Sonia Serazzi: il Sud piangente che sa sorridere (politicamentecorretto.com)

di Domenico Bilotti, del 1 Agosto 2018

Sonia Serazzi ha pubblicato per i tipi di Rubbettino un libro che profuma di terra bagnata da un temporale estivo, di un’afa martellante che è rischiarata e rinfrescata da qualche torrente e dal profumo dei fiori che non ne vuole sapere di abbandonare i quadrivi e le strade interpoderali. “Il cielo comincia dal basso” è un tributo alla semplicità, è una narrazione senza concatenazione vorticosa di eventi, è respiro fatto di artigianato della parola e di mitezza della scrittura: quella mitezza che, facendosi cristallina, prende poi vita e sostanza più delle macchinazioni fantasiose o delle scorribande senza senso nelle divagazioni letterarie fini a se stesse. 

Lo scenario del libro conta quanto la sua trama, anzi la sopravanza: compassata e tenuissima la seconda, di impatto caloroso fino al dinamismo il primo. È la storia di chi ritorna a casa, senza sapere all’inizio del viaggio che è davvero a casa che si sta facendo ritorno. 

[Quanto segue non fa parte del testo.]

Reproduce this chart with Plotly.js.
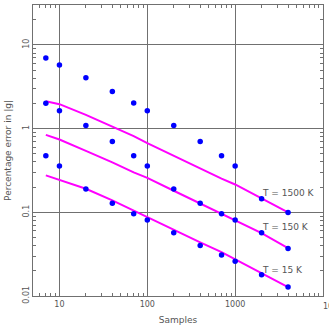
<!DOCTYPE html>
<html>
<head>
<meta charset="utf-8">
<script src="https://cdn.plot.ly/plotly-3.0.1.min.js"></script>
<style>
  html, body { margin: 0; padding: 0; background: #fff; }
  #fig { width: 329px; height: 326px; }
</style>
</head>
<body>
<div id="fig"></div>
<script>
// sample sizes used for every run
const samples = [7, 10, 20, 40, 70, 100, 200, 400, 700, 1000, 2000, 4000];

// measured percentage error (three rows of points)
const errHigh = [7.0, 5.77, 4.04, 2.77, 2.03, 1.64, 1.09, 0.70, 0.473, 0.358, 0.145, 0.0998];
const errMid  = [2.01, 1.64, 1.09, 0.70, 0.473, 0.358, 0.190, 0.128, 0.096, 0.081, 0.057, 0.037];
const errLow  = [0.473, 0.358, 0.190, 0.128, 0.096, 0.081, 0.057, 0.040, 0.031, 0.026, 0.018, 0.0128];

// fitted curves, one per temperature
const fit1500 = [2.12, 1.96, 1.46, 1.06, 0.815, 0.67, 0.472, 0.335, 0.253, 0.215, 0.147, 0.0998];
const fit150  = [0.843, 0.741, 0.541, 0.396, 0.30, 0.258, 0.181, 0.128, 0.096, 0.081, 0.0565, 0.0374];
const fit15   = [0.276, 0.245, 0.191, 0.139, 0.105, 0.088, 0.061, 0.0438, 0.0334, 0.0274, 0.0189, 0.0128];

// curve labels
const labelText = ["T = 1500 K", "T = 150 K", "T = 15 K"];
const labelX = [1900, 1900, 1900];
const labelY = [0.171, 0.0667, 0.0207];

const xTicks = [10, 100, 1000];
const yTicks = [0.01, 0.1, 1, 10];
const yTickText = ["0.01", "0.1", "1", "10"];

const fontFam = "DejaVu Sans, sans-serif";
const txtCol = "#555";
const gridCol = "#707070";

let series = [];
[fit1500, fit150, fit15].forEach(function (f, i) {
  series.push({x: samples, y: f, type: 'scatter', mode: 'lines',
               line: {color: '#ff00ff', width: 2}, name: labelText[i]});
});
[errHigh, errMid, errLow].forEach(function (e) {
  series.push({x: samples, y: e, type: 'scatter', mode: 'markers',
               marker: {color: '#0000ff', size: 5.5}, cliponaxis: false});
});

let annotations = [];
for (let i = 0; i < labelText.length; i++) {
  annotations.push({text: labelText[i], x: Math.log10(labelX[i]), y: Math.log10(labelY[i]),
                    xref: 'x', yref: 'y', xanchor: 'left', yanchor: 'middle',
                    showarrow: false, font: {family: fontFam, size: 9, color: txtCol}});
}
// the right-hand tick label runs off the page, as in the original
annotations.push({text: "10000", x: 4, y: 0, xref: 'x', yref: 'paper',
                  xanchor: 'left', yanchor: 'top', xshift: -2, yshift: -4, showarrow: false,
                  font: {family: fontFam, size: 8, color: txtCol}});

const axisCommon = {
  type: 'log', showline: true, linecolor: gridCol, linewidth: 1, mirror: 'ticks',
  ticks: 'inside', ticklen: 5, tickcolor: gridCol, tickwidth: 1,
  showgrid: true, gridcolor: gridCol, gridwidth: 1, zeroline: false,
  tickfont: {family: fontFam, size: 8, color: txtCol},
  minor: {ticks: 'inside', ticklen: 3, tickcolor: gridCol, showgrid: false, dtick: 'D1'}
};

let layout = {
  width: 329, height: 326,
  margin: {l: 33, r: 6, t: 5, b: 30},
  paper_bgcolor: '#fff', plot_bgcolor: '#fff',
  showlegend: false,
  xaxis: Object.assign({}, axisCommon, {
    range: [Math.log10(5), 4], tickmode: 'array', tickvals: xTicks,
    ticktext: xTicks.map(String),
    title: {text: 'Samples', font: {family: fontFam, size: 9, color: txtCol}, standoff: 9}
  }),
  yaxis: Object.assign({}, axisCommon, {
    range: [-2, Math.log10(30)], tickmode: 'array', tickvals: yTicks,
    ticktext: yTickText, tickangle: -90,
    title: {text: 'Percentage error in |g|', font: {family: fontFam, size: 9, color: txtCol}, standoff: 8}
  }),
  annotations: annotations
};

Plotly.newPlot('fig', series, layout, {staticPlot: true});
</script>
</body>
</html>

La vicenda è quella di una laureata che rientra in regione. Lo testimoniano i lunghissimi convogli ferroviari, la frugalità e contemporaneamente l’irrinunciabilità dei pasti in comune, il gioco mai sentenzioso di citazioni prese dalle Scritture, che non fanno “confessionismo” porta a porta, ma che semmai rimandano alla natura di fonti narrative dei diritti religiosi e dei loro racconti tradizionali. Quella sensibilità che gli esegeti dei sistemi culturali ritrovano nelle pagine di Edoardo Dieni o nelle opere a quattro mani di Amos Oz e Fania Oz-Salzberger: l’ethos di un popolo trasmesso col linguaggio, col territorio, con la terra e la sua disciplina. 

Sonia Serazzi non gioca a fare un piagnisteo del Sud tutto basato di recriminazioni identitarie, di vaghe denunce legalistiche o di malintesi stati di decadenza permanente. Non è l’Africa in Italia e contemporaneamente è anche Africa d’Italia: è meta, non barriera; può essere approdo, non confine. 

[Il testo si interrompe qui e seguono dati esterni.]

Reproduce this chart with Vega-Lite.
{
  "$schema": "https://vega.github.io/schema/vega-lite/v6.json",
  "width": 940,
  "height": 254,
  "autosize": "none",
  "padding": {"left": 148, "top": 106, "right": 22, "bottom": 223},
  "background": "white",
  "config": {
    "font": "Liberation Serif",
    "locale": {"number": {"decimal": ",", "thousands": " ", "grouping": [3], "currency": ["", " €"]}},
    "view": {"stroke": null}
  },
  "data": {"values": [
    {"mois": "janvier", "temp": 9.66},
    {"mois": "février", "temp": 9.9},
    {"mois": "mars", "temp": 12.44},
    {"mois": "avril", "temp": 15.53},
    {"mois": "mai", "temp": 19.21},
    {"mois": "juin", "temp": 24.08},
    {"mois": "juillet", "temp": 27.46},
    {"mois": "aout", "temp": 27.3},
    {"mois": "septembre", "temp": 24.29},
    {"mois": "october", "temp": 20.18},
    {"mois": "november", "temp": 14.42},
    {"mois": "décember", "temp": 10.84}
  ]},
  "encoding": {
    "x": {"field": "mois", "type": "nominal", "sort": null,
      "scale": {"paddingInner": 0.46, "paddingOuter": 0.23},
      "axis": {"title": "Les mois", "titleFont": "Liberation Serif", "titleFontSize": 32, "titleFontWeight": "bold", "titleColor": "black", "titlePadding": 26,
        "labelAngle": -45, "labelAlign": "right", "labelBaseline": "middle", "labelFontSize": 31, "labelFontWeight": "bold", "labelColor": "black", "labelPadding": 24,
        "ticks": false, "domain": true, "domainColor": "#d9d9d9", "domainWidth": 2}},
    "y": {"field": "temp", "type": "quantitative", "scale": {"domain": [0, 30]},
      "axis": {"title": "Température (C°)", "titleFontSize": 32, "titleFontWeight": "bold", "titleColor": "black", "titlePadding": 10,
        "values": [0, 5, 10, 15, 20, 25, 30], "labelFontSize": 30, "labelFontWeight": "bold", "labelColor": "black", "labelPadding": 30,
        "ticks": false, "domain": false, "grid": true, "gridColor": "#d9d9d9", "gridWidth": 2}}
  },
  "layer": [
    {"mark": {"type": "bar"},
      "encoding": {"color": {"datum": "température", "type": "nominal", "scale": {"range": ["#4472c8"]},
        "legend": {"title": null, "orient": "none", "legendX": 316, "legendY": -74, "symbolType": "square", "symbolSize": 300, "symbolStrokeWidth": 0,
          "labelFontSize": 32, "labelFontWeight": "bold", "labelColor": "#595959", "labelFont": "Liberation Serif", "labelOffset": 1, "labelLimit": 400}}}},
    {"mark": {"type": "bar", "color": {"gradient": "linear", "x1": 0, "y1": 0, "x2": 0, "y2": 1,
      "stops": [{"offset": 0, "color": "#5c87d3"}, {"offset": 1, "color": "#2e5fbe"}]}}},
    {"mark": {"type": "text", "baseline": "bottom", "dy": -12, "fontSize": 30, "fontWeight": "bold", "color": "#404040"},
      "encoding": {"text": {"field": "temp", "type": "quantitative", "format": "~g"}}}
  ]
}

La Serazzi ci ricorda un’antropologia della famiglia meridionale che credevamo dispersa, schiacciata nel suo conformismo, impiccata solo al lato più retrivo dei suoi modelli convenzionali. E invece no: la protagonista, Rosa Sirace, vive un’unità familiare, semplice, ristretta, ma dove ci sono forme di relazione affettiva proprio per questo autentiche, scarnificate, gravide della loro stessa sobrietà. 

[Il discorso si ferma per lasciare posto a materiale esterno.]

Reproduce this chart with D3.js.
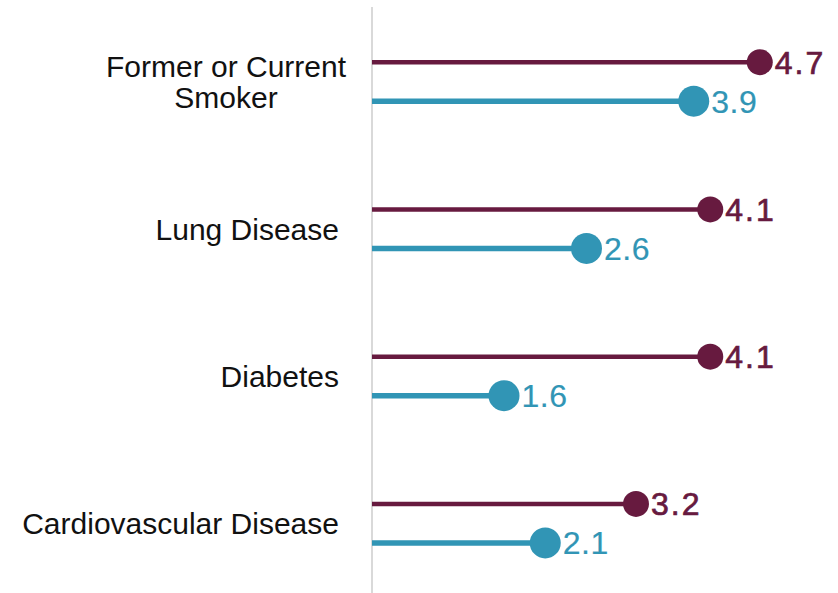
<!DOCTYPE html>
<html>
<head>
<meta charset="utf-8">
<script src="https://cdn.jsdelivr.net/npm/d3@7"></script>
<style>
  html, body { margin: 0; padding: 0; background: #ffffff; }
  svg { display: block; }
  text { font-family: "Liberation Sans", Arial, sans-serif; }
</style>
</head>
<body>
<svg id="chart" width="838" height="593"></svg>
<script>
// Categories (top to bottom), each may wrap onto several lines
const categories = ["Former or Current Smoker", "Lung Disease", "Diabetes", "Cardiovascular Disease"];
const categoryLines = [["Former or Current", "Smoker"], ["Lung Disease"], ["Diabetes"], ["Cardiovascular Disease"]];

// Two series, one value per category
const seriesNames = ["Series A", "Series B"];
const seriesA = [4.7, 4.1, 4.1, 3.2];
const seriesB = [3.9, 2.6, 1.6, 2.1];
const seriesValues = [seriesA, seriesB];
const seriesColors = ["#671a3f", "#3195b5"];
const dotRadius = [13, 15.5];
const lineWidth = [4.5, 5.5];
const labelSpacing = [2, 0.5];
const labelStroke = [0.7, 0.2];

const svg = d3.select("#chart");

const x = d3.scaleLinear().domain([0, 5]).range([372, 784.5]);
const y = d3.scaleBand().domain(categories).range([8, 597]);
const ySub = d3.scalePoint().domain(seriesNames).range([-19.5, 19.5]);

// Baseline axis
svg.append("line")
  .attr("x1", x(0)).attr("x2", x(0))
  .attr("y1", 7).attr("y2", 593)
  .attr("stroke", "#d9d9d9").attr("stroke-width", 2);

// Category labels
const labelRight = 339;
categories.forEach((c, i) => {
  const cy = y(c) + y.bandwidth() / 2;
  const lines = categoryLines[i];
  const lh = 31;
  const g = svg.append("g");
  const texts = lines.map((ln, j) =>
    g.append("text")
      .attr("y", cy + (j - (lines.length - 1) / 2) * lh)
      .attr("dy", "0.36em")
      .attr("font-size", 30)
      .attr("fill", "#111")
      .text(ln));
  if (lines.length === 1) {
    texts[0].attr("x", labelRight).attr("text-anchor", "end");
  } else {
    const w = d3.max(texts, t => t.node().getComputedTextLength());
    const cx = labelRight + 7 - w / 2;
    texts.forEach(t => t.attr("x", cx).attr("text-anchor", "middle"));
  }
});

// Lollipops
seriesNames.forEach((s, si) => {
  const vals = seriesValues[si];
  const g = svg.append("g");
  categories.forEach((c, i) => {
    const cy = y(c) + y.bandwidth() / 2 + ySub(s);
    const v = vals[i];
    g.append("line")
      .attr("x1", x(0)).attr("x2", x(v))
      .attr("y1", cy).attr("y2", cy)
      .attr("stroke", seriesColors[si])
      .attr("stroke-width", lineWidth[si]);
    g.append("circle")
      .attr("cx", x(v)).attr("cy", cy)
      .attr("r", dotRadius[si])
      .attr("fill", seriesColors[si]);
    g.append("text")
      .attr("x", x(v) + dotRadius[si] + 2)
      .attr("y", cy)
      .attr("dy", "0.36em")
      .attr("font-size", 32)
      .attr("letter-spacing", labelSpacing[si])
      .attr("fill", seriesColors[si])
      .attr("stroke", seriesColors[si])
      .attr("stroke-width", labelStroke[si])
      .text(d3.format(".1f")(v));
  });
});
</script>
</body>
</html>
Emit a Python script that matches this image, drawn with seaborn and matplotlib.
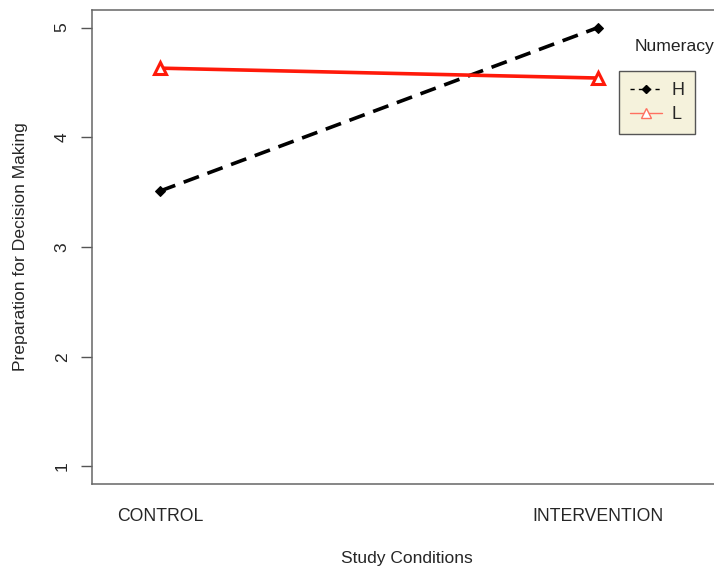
import pandas as pd
import matplotlib.pyplot as plt
import seaborn as sns
from matplotlib.lines import Line2D

conditions = ['CONTROL', 'INTERVENTION']
levels = ['H', 'L']
h_values = [3.51, 5.00]
l_values = [4.63, 4.54]

df = pd.DataFrame({
    'condition': conditions * 2,
    'Numeracy': ['H'] * 2 + ['L'] * 2,
    'score': h_values + l_values,
})

sns.set_style('white')
plt.rcParams['font.family'] = ['Liberation Sans', 'DejaVu Sans']

fig = plt.figure(figsize=(7.14, 5.68), dpi=100)
ax = fig.add_axes([92 / 714, 84 / 568, 630 / 714, 474 / 568])

sns.lineplot(data=df, x='condition', y='score', hue='Numeracy', style='Numeracy',
             palette={'H': 'black', 'L': '#ff1a0a'},
             markers={'H': 'D', 'L': '^'},
             dashes={'H': (4.5, 2.5), 'L': ''},
             linewidth=2.6, legend=False, ax=ax)

for line, lvl in zip(ax.lines, levels):
    if lvl == 'H':
        line.set_markersize(5)
        line.set_markerfacecolor('black')
        line.set_markeredgecolor('black')
    else:
        line.set_markersize(9)
        line.set_markerfacecolor('white')
        line.set_markeredgecolor('#ff1a0a')
        line.set_markeredgewidth(2.2)

# x: CONTROL at 160px, INTERVENTION at 598px
ax.set_xlim(-68 / 438, 1 + 124 / 438)
ax.set_ylim(0.84, 5.16)
ax.set_yticks([1, 2, 3, 4, 5])
ax.set_yticklabels(['1', '2', '3', '4', '5'], rotation=90, va='center')
ax.set_xticks([0, 1])
ax.set_xticklabels(conditions)

ax.tick_params(axis='y', direction='out', length=8, width=1, color='#555555',
               labelsize=12.5, pad=8, left=True)
ax.tick_params(axis='x', length=0, labelsize=12.7, pad=17)
for sp in ax.spines.values():
    sp.set_color('#666666')
    sp.set_linewidth(1.1)

ax.set_xlabel('Study Conditions', fontsize=12.5, labelpad=19)
ax.set_ylabel('Preparation for Decision Making', fontsize=12.6, labelpad=19)

# legend
handles = [
    Line2D([], [], color='black', linestyle=(0, (3, 3)), linewidth=1, marker='D',
           markersize=4, markerfacecolor='black'),
    Line2D([], [], color='#ff7060', linewidth=1, marker='^', markersize=7,
           markerfacecolor='white', markeredgecolor='#ff7060'),
]
leg = ax.legend(handles, levels, loc='upper left',
                bbox_to_anchor=((619 - 92) / 630, 1 - 61 / 474),
                frameon=True, fancybox=False, fontsize=13, handlelength=1.8,
                borderpad=0.6, labelspacing=0.4, handletextpad=0.5,
                borderaxespad=0)
leg.get_frame().set_facecolor('#f5f2dc')
leg.get_frame().set_edgecolor('#555555')
leg.get_frame().set_alpha(1)
ax.text((674 - 92) / 630, 1 - 37 / 474, 'Numeracy', transform=ax.transAxes,
        ha='center', va='center', fontsize=12.6, color='#222222')

fig.savefig('out.png', dpi=100)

La scrittura dell’autrice napoletana, pulita e chiara e trapunta di immagini che comunicano con empatia e colori caldi e rurali, ci porta a spasso in una Calabria dimenticata. Quella che ritenevamo di avere sepolto con Strati e Alvaro, quella scottata per sempre e rimossa e violentata, e che invece è lì. Non sgomita, non fa grandi eventi, non si adagia nel suo minimalismo. Vive, soffre, prende le misure di ogni giorno trattando ogni giorno con la stessa delicata sopportazione. È una scrittura intagliata e pregiata, che va dal tocco vivido all’introspezione insistita, senza mai tramortire la pagina dell’inutile. “Il cielo comincia dal basso” è un gran libro: non lo strombazza la sua taglia, lo certifica la sua voce.